Institute of Molecular Biology and Biotechnology (IMBB),

 The University of Lahore, Defense Road Campus, Lahore, Pakistan.

*Corresponding Author: Email: saadyousafcheema@gmail.com 

Submitted Accepted Published
Oct 27,2019 Dec 12,2019 Jan 13,2020

2020 / Vol: 3 / Issue: 2


Abstract


Mycobacterium tuberculosis is the major cause of tuberculosis in humans. It is a non-motile bacteria requiring high level of oxygen for growth. Infection starts when bacteria enters into lungs through inhalation, it grows very slowly, and the infection is mostly caused in people with compromised immune system. Superoxide dismutase (SOD) is a protein present in Mycobacterium tuberculosis. SOD is a protective protein present in bacteria, which protects bacteria from poisonous impact of reactive oxygen.

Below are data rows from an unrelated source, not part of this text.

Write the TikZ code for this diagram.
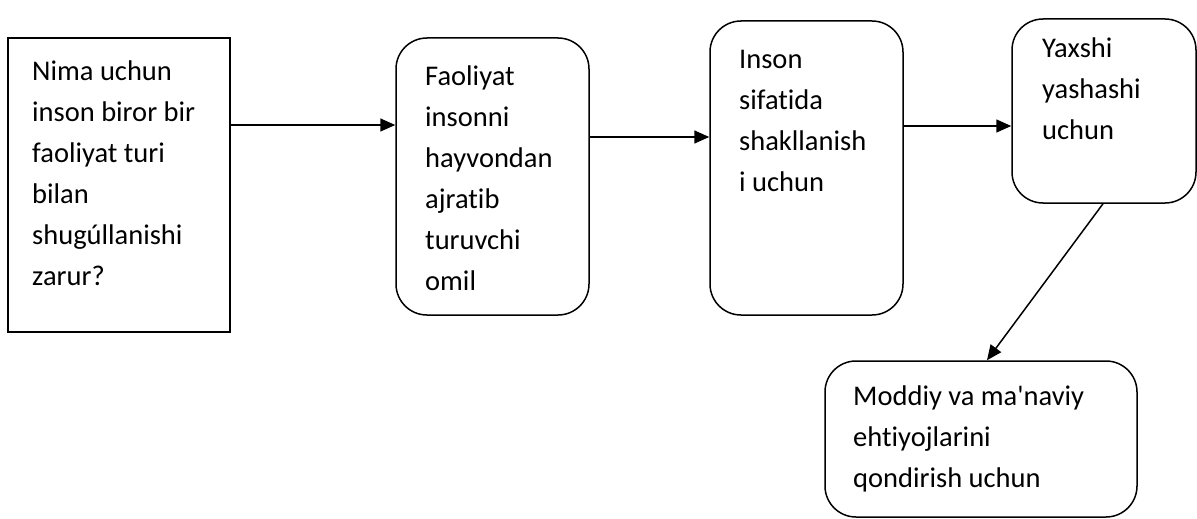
\documentclass[tikz,border=0pt]{standalone}
\usepackage{fontspec}
\setmainfont{Carlito}[Ligatures={NoCommon}]
\usepackage{tikz}
\usetikzlibrary{arrows.meta}

\begin{document}
\begin{tikzpicture}[x=1pt,y=-1pt,
    box/.style={draw,line width=1.5pt,inner sep=0pt},
    rbox/.style={box,rounded corners=31pt},
    txt/.style={anchor=north west,inner sep=0pt,align=left,
        font=\fontsize{28.5}{41}\selectfont},
    arr/.style={line width=1.5pt,-{Triangle[length=15pt,width=13pt]}}]

\useasboundingbox (0,0) rectangle (1197,519);

% Question box
\node[box,minimum width=222pt,minimum height=294pt] (savol) at (119,185) {};
\node[txt] (savol-t) at (32,51.3) {\strut Nima uchun\\inson biror bir\\faoliyat turi\\bilan\\shugúllanishi\\zarur?};

% Activity box
\node[rbox,minimum width=193pt,minimum height=277pt] (faol) at (492.5,176.5) {};
\node[txt] (faol-t) at (425,56.3) {\strut Faoliyat\\insonni\\hayvondan\\ajratib\\turuvchi\\omil};

% Forming box
\node[rbox,minimum width=193pt,minimum height=294pt] (shakl) at (806.5,168) {};
\node[txt] (shakl-t) at (739,39.3) {\strut Inson\\sifatida\\shakllanish\\i uchun};

% Good life box
\node[rbox,minimum width=184pt,minimum height=184pt] (yaxshi) at (1104,111) {};
\node[txt] (yaxshi-t) at (1042,28.3) {\strut Yaxshi\\yashashi\\uchun};

% Needs box
\node[rbox,minimum width=312pt,minimum height=156pt] (ehtiyoj) at (981,439) {};
\node[txt] (ehtiyoj-t) at (853,376.3) {\strut Moddiy va ma\textquotesingle naviy\\ehtiyojlarini\\qondirish uchun};

% Arrows
\draw[arr] (savol.east |- 0,125) -- (faol.west |- 0,125);
\draw[arr] (faol.east |- 0,137) -- (shakl.west |- 0,137);
\draw[arr] (shakl.east |- 0,126) -- (yaxshi.west |- 0,126);
\draw[arr] ([xshift=-1pt]yaxshi.south) -- ([xshift=6pt]ehtiyoj.north);

\end{tikzpicture}
\end{document}
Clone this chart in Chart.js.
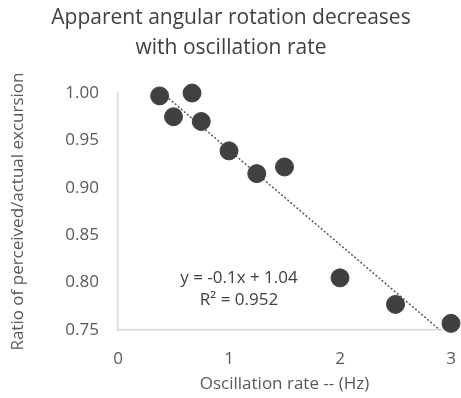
<!DOCTYPE html>
<html>
<head>
<meta charset="utf-8">
<script src="https://cdn.jsdelivr.net/npm/chart.js@4"></script>
<style>
  html, body { margin: 0; padding: 0; background: #fff; }
  #wrap { width: 461px; height: 398px; }
</style>
</head>
<body>
<div id="wrap"><canvas id="chart"></canvas></div>
<script>
// measured points
const rateHz = [0.375, 0.5, 0.667, 0.75, 1, 1.25, 1.5, 2, 2.5, 3];
const ratio = [0.997, 0.975, 1.0, 0.97, 0.939, 0.915, 0.922, 0.805, 0.777, 0.757];

// trendline endpoints (y = -0.1x + 1.04)
const trendX = [0.375, 2.9];
const trendY = [1.0025, 0.75];

const xTicks = [0, 1, 2, 3];
const yTicks = [0.75, 0.80, 0.85, 0.90, 0.95, 1.00];

const eqLines = ['y = -0.1x + 1.04', 'R\u00b2 = 0.952'];

const FONT = '"Open Sans", sans-serif';

const equationLabel = {
  id: 'equationLabel',
  afterDatasetsDraw(chart) {
    const { ctx, scales: { x, y } } = chart;
    ctx.save();
    ctx.font = '17px ' + FONT;
    ctx.fillStyle = '#404040';
    ctx.textAlign = 'center';
    ctx.textBaseline = 'middle';
    ctx.fillText(eqLines[0], x.getPixelForValue(1.09), y.getPixelForValue(0.805));
    ctx.fillText(eqLines[1], x.getPixelForValue(1.09), y.getPixelForValue(0.782));
    ctx.restore();
  }
};

new Chart(document.getElementById('chart'), {
  type: 'scatter',
  data: {
    datasets: [
      {
        label: 'Trend',
        type: 'line',
        data: trendX.map((v, i) => ({ x: v, y: trendY[i] })),
        borderColor: '#595959',
        borderWidth: 1.5,
        borderDash: [2, 2],
        pointRadius: 0,
        fill: false,
        order: 2
      },
      {
        label: 'Ratio',
        data: rateHz.map((v, i) => ({ x: v, y: ratio[i] })),
        backgroundColor: '#404040',
        borderColor: '#404040',
        pointRadius: 9,
        clip: false,
        order: 1
      }
    ]
  },
  options: {
    responsive: true,
    maintainAspectRatio: false,
    animation: false,
    layout: { padding: { left: 4, right: 3, top: 0, bottom: 0 } },
    plugins: {
      legend: { display: false },
      tooltip: { enabled: false },
      title: {
        display: true,
        text: ['Apparent angular rotation decreases', 'with oscillation rate'],
        color: '#404040',
        font: { family: FONT, size: 21, weight: 'normal', lineHeight: 1.43 },
        padding: { top: 3, bottom: 30 }
      }
    },
    scales: {
      x: {
        type: 'linear',
        min: 0,
        max: 3,
        afterBuildTicks: (s) => { s.ticks = xTicks.map(v => ({ value: v })); },
        grid: { display: false, drawTicks: false },
        border: { color: '#d9d9d9', width: 1.5 },
        ticks: { color: '#595959', font: { family: FONT, size: 17 }, padding: 19 },
        title: {
          display: true,
          text: 'Oscillation rate -- (Hz)',
          color: '#595959',
          font: { family: FONT, size: 17 },
          padding: { top: 4 }
        },
        afterFit: (s) => { s.height = 68; s.paddingLeft = 0; s.paddingRight = 0; }
      },
      y: {
        type: 'linear',
        min: 0.75,
        max: 1.0,
        afterBuildTicks: (s) => { s.ticks = yTicks.map(v => ({ value: v })); },
        grid: { display: false, drawTicks: false },
        border: { color: '#d9d9d9', width: 1.5 },
        ticks: {
          color: '#595959',
          font: { family: FONT, size: 17 },
          padding: 19,
          callback: (v) => v.toFixed(2)
        },
        title: {
          display: true,
          text: 'Ratio of perceived/actual excursion',
          color: '#595959',
          font: { family: FONT, size: 17 },
          padding: { bottom: 4 }
        },
        afterFit: (s) => { s.width = 114; s.paddingTop = 0; s.paddingBottom = 0; }
      }
    }
  },
  plugins: [equationLabel]
});
</script>
</body>
</html>
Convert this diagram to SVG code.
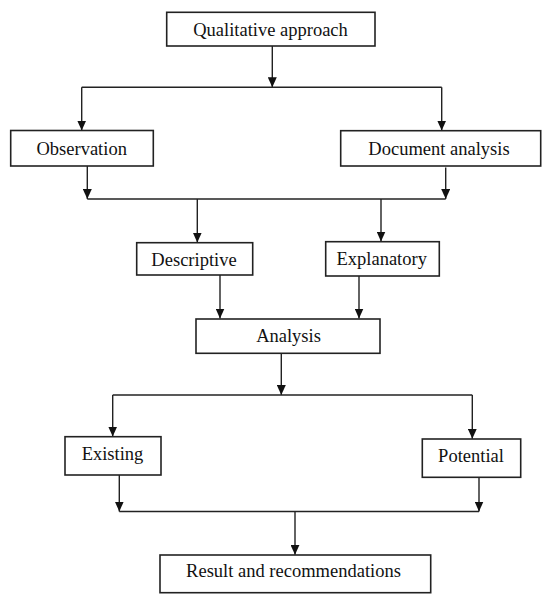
<svg xmlns="http://www.w3.org/2000/svg" width="550" height="604" viewBox="0 0 550 604">
<style>
.box{fill:#fff;stroke:#222;stroke-width:1.6}
.lbl{font-family:"Liberation Serif","Times New Roman",serif;font-size:18.5px;fill:#111;text-anchor:middle}
.ln{fill:none;stroke:#222;stroke-width:1.4}
</style>
<defs>
<marker id="ah" markerUnits="userSpaceOnUse" markerWidth="10" markerHeight="9" viewBox="0 0 10 9" refX="10" refY="4.5" orient="auto">
<path d="M0,0 L10,4.5 L0,9 Z" fill="#111"/>
</marker>
</defs>
<rect width="550" height="604" fill="#fff"/>
<g id="connectors">
<line class="ln" x1="272.3" y1="46" x2="272.3" y2="87.3" marker-end="url(#ah)"/>
<line class="ln" x1="81.7" y1="87.3" x2="441.7" y2="87.3"/>
<line class="ln" x1="81.7" y1="87.3" x2="81.7" y2="130.5" marker-end="url(#ah)"/>
<line class="ln" x1="441.7" y1="87.3" x2="441.7" y2="130.5" marker-end="url(#ah)"/>
<line class="ln" x1="87.3" y1="166" x2="87.3" y2="199" marker-end="url(#ah)"/>
<line class="ln" x1="445.7" y1="167.5" x2="445.7" y2="199" marker-end="url(#ah)"/>
<line class="ln" x1="87.3" y1="199" x2="445.7" y2="199"/>
<line class="ln" x1="197.3" y1="199" x2="197.3" y2="242.5" marker-end="url(#ah)"/>
<line class="ln" x1="381" y1="199" x2="381" y2="241.5" marker-end="url(#ah)"/>
<line class="ln" x1="220" y1="275" x2="220" y2="318.5" marker-end="url(#ah)"/>
<line class="ln" x1="359" y1="276" x2="359" y2="318.5" marker-end="url(#ah)"/>
<line class="ln" x1="281.3" y1="353.5" x2="281.3" y2="395" marker-end="url(#ah)"/>
<line class="ln" x1="112.7" y1="395" x2="472.3" y2="395"/>
<line class="ln" x1="112.7" y1="395" x2="112.7" y2="436.5" marker-end="url(#ah)"/>
<line class="ln" x1="472.3" y1="395" x2="472.3" y2="438.8" marker-end="url(#ah)"/>
<line class="ln" x1="119.3" y1="475" x2="119.3" y2="511.5" marker-end="url(#ah)"/>
<line class="ln" x1="479" y1="477.3" x2="479" y2="511.5" marker-end="url(#ah)"/>
<line class="ln" x1="119.3" y1="511.5" x2="479" y2="511.5"/>
<line class="ln" x1="295" y1="511.5" x2="295" y2="554.8" marker-end="url(#ah)"/>
</g>
<g id="node-qualitative">
<rect class="box" x="166.7" y="12.3" width="208.3" height="33.7"/>
<text class="lbl" x="270.5" y="35.5">Qualitative approach</text>
</g>
<g id="node-observation">
<rect class="box" x="10.7" y="130.5" width="142.6" height="35.5"/>
<text class="lbl" x="81.7" y="154.5">Observation</text>
</g>
<g id="node-document">
<rect class="box" x="340.7" y="130.7" width="200" height="35.3"/>
<text class="lbl" x="439" y="154.5">Document analysis</text>
</g>
<g id="node-descriptive">
<rect class="box" x="136.7" y="242.7" width="116" height="32.3"/>
<text class="lbl" x="194" y="266">Descriptive</text>
</g>
<g id="node-explanatory">
<rect class="box" x="325.7" y="241.7" width="113.6" height="34.3"/>
<text class="lbl" x="381.7" y="265">Explanatory</text>
</g>
<g id="node-analysis">
<rect class="box" x="196" y="319" width="184" height="34.3"/>
<text class="lbl" x="288.5" y="342">Analysis</text>
</g>
<g id="node-existing">
<rect class="box" x="65" y="436.7" width="96" height="38.3"/>
<text class="lbl" x="112.5" y="460">Existing</text>
</g>
<g id="node-potential">
<rect class="box" x="422.3" y="439" width="98.4" height="38.3"/>
<text class="lbl" x="471" y="462">Potential</text>
</g>
<g id="node-result">
<rect class="box" x="160" y="555" width="270.7" height="37.7"/>
<text class="lbl" x="293.5" y="576.5">Result and recommendations</text>
</g>
</svg>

SOD fixes radicals of free oxygen molecules present in bacteria. There is an iron co-factored SOD, also known as SODA, which is encoded by Rv3846 gene, and is 624bp long with molecular mass of 23 kDa. SODA is necessary for viability, and it is secreted in large amount. For cloning of SODA 624bp, reverse and forward primers were designed, which were 25bp each, then amplified with annealing temperate of 60oC. Further amplified gene was purified from gel with phenol/chloroform method and geneJet column kit method. Then E. coli were grown in LB broth and pet28avector was isolated. Then both vector and amplified PCR product were digested with Hind III and Nde I, and then ligated. The recombinant plasmid having SODA gene was successfully transformed into E. coli cells and their presence was conformed through colony PCR of transformed colonies. The work done in this project would provide easy expression of SODA protein. The SODA is potential candidate for rapid detection of tuberculosis through immunoassay. 

Keywords: Superoxide dismutase, Cloning, Mycobacterium Tuberculosis, Escherichia coli, Polymerase Chain reaction method (PCR).